By Genevieve Burgess | Westworld | November 2, 2016 |
By Genevieve Burgess | Westworld | November 2, 2016 |
HBO’s Westworld is the kind of show that’s made for crazy theories. They’re very consciously dribbling out information, hinting at shadowy backstories, allowing characters to tell seemingly unrelated yet portentous anecdotes, and letting just enough of the plot not line up to prompt all of us to speculation and anxiety. Is William the Man in Black? Is Bernard a host? What is Dolores’s timeline? Have you seen the condensed milk logos? Who gives a shit when Maeve is like two episodes away from burning the whole world down from the inside out? WHY ARE ALL OF YOU IGNORING THE TRUE LEADER OF THE COMING REVOLUTION?!?
Since about the third episode I’ve found Maeve’s journey to self-awareness more interesting than Dolores’s same arc. Mostly because Maeve’s is entirely self directed. She doesn’t have Bernard reading her stories and prodding her about the nature of grief, she doesn’t have an adorable and sympathetic William guiding her out of her comfort zone and exposing her to new areas of the park to jolt her awake, she doesn’t even have a disappearing gun. Maeve has herself, her newly discovered memories, and an insatiable drive to learn more. She is striving FIERCELY to find the truth for the sake of herself. No one had to tell her it mattered, she just knew.
While Dolores is being gently prodded towards self-awareness by Bernard, Maeve is grabbing a big ass knife and digging through her own guts for answers. While Dolores is reacting to flashbacks with swooning and tears, Maeve is forcing herself awake in the repair room and fighting back against the technicians. While Dolores has been convinced that the key to finding herself lies in Arnold’s maze, Maeve is working her way through Plato’s allegory of the cave like a wrecking ball. Dolores had to tell herself a story where she wasn’t a damsel. Maeve has never been anyone’s damsel. I still find Dolores an interesting character and am curious to see where they take her, but you can’t tell me that she’s closer to being truly free while she’s still hunting around the park while Maeve is about to break all hell loose in headquarters with her new bird friend and a scared shitless Felix. (A small aside here; I know the robots are naked in headquarters to dehumanize them. Dolores has been the exception to this in her chats with Bernard. But goddamn if Thandie Newton doesn’t look like a QUEEN while perched cross-legged on an examining table without a stitch of clothing on. There’s no dehumanizing her.)

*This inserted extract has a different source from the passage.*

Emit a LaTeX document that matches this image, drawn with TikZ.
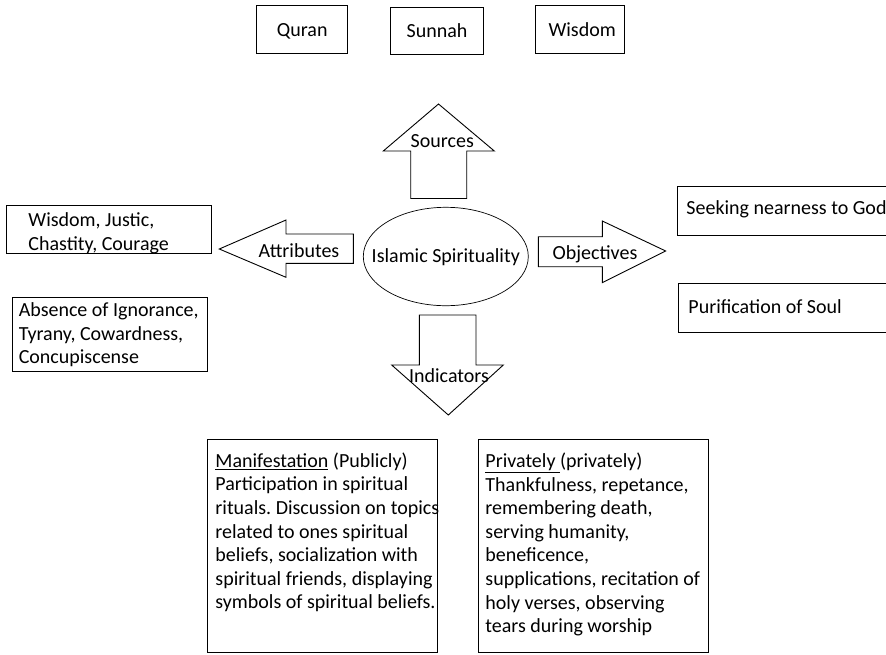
\documentclass[tikz,border=0pt]{standalone}
\usepackage{fontspec}
\setmainfont{Carlito}
\usetikzlibrary{shapes.geometric}
\frenchspacing
\newcommand{\celltext}[4]{\parbox[c][#2][t]{#1}{\vspace*{#3}\noindent\begin{tabular}{@{}l@{}}#4\end{tabular}}}

\begin{document}
\begin{tikzpicture}[x=1pt, y=-1pt, line width=0.9pt,
	every node/.style={font=\fontsize{20}{23.6}\selectfont},
	src/.style={draw, rectangle, inner sep=0pt, text height=17pt, text depth=4pt},
	cell/.style={draw, rectangle, inner ysep=0pt, anchor=north west},
	tag/.style={inner sep=0pt, text height=13pt, text depth=4pt}]
		%%%%% START %%%%%
		
		\useasboundingbox (0, 0) rectangle (886, 654);
		\clip (0, 0) rectangle (886, 654);
		
		\node[src, minimum width=91pt, minimum height=47.6pt] (quran) at (302.2, 29.5) {Quran};
		\node[src, minimum width=92.6pt, minimum height=47pt] (sunnah) at (437, 30.8) {Sunnah};
		\node[src, minimum width=89.3pt, minimum height=47.6pt] (wisdom) at (579.7, 29.5) {\hspace{5pt}Wisdom};
		
		\node[draw, ellipse, line width=0.7pt, minimum width=165pt, minimum height=98.4pt, inner xsep=-17pt, inner ysep=0pt, text height=15pt, text depth=4pt] (core) at (445.8, 256.5) {Islamic Spirituality};
		
		\draw (410.7, 198.5) -- (410.7, 151) -- (383.3, 151) -- (438.5, 104) -- (494.3, 151) -- (466.7, 151) -- (466.7, 198.5) -- cycle;
		\node[tag] (sources) at (442.3, 143) {Sources};
		
		\draw (353.3, 234) -- (286, 234) -- (286, 220) -- (219.3, 249) -- (286, 277.3) -- (286, 263.3) -- (353.3, 263.3) -- cycle;
		\node[tag] (attributes) at (299, 253) {Attributes};
		
		\draw (538.3, 236.7) -- (602.3, 236.7) -- (602.3, 221) -- (665.7, 251) -- (602.3, 282.7) -- (602.3, 266.7) -- (538.3, 266.7) -- cycle;
		\node[tag] (objectives) at (595, 255) {Objectives};
		
		\draw (419.3, 315) -- (476, 315) -- (476, 365) -- (503.3, 365) -- (448.3, 415) -- (391.7, 365) -- (419.3, 365) -- cycle;
		\node[tag] (indicators) at (449, 377.5) {Indicators};
		
		\node[cell, inner xsep=22.3pt] (virtues) at (5.7, 205) {\celltext{160.4pt}{48.3pt}{4.5pt}{Wisdom, Justic,\\ Chastity, Courage}};
		\node[cell, inner xsep=6pt] (vices) at (12.3, 296.7) {\celltext{182.4pt}{74pt}{3pt}{Absence of Ignorance,\\ Tyrany, Cowardness,\\ Concupiscense}};
		
		\node[cell, inner xsep=9.3pt] (nearness) at (676.7, 185.7) {\celltext{211.4pt}{49.3pt}{12pt}{Seeking nearness to God}};
		\node[cell, inner xsep=10.3pt] (purification) at (677.7, 282.7) {\celltext{209.4pt}{49pt}{14pt}{Purification of Soul}};
		
		\node[cell, inner xsep=7.7pt] (public) at (207.3, 439.3) {\celltext{214.6pt}{212.4pt}{11pt}{\underline{Manifestation} (Publicly)\\ Participation in spiritual\\ rituals. Discussion on topics\\ related to ones spiritual\\ beliefs, socialization with\\ spiritual friends, displaying\\ symbols of spiritual beliefs.}};
		\node[cell, inner xsep=6.7pt] (private) at (478.3, 439) {\celltext{216pt}{212.7pt}{11.5pt}{\underline{Privately\ }(privately)\\ Thankfulness, repetance,\\ remembering death,\\ serving humanity,\\ beneficence,\\ supplications, recitation of\\ holy verses, observing\\ tears during worship}};
		
		%%%%% END %%%%%
	\end{tikzpicture}
\end{document}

To give credit where it’s due, Maeve would not be where she is without Dolores. I think it’s interesting to note that Maeve is the ONLY character that Dolores “woke up” with “these violent delights have violent ends.” Not Teddy, not her new father, not any of the other hosts she’s had chance encounters with in the meantime, just Maeve. Did the part of Dolores that’s struggling to be free know that Maeve was the only one who could take it? The only one who could integrate that new consciousness without losing herself entirely? Who knows. Maybe Maeve was already halfway there, we don’t know how long she’s been making those drawings. What we do know is that Maeve got her feet up under her faster than Dolores and is already recognizing and interacting with the “real” world in a way Dolores hasn’t been able to yet. Whatever’s about to go down in the back half of the season, I have no doubt she’ll be right in the middle of it.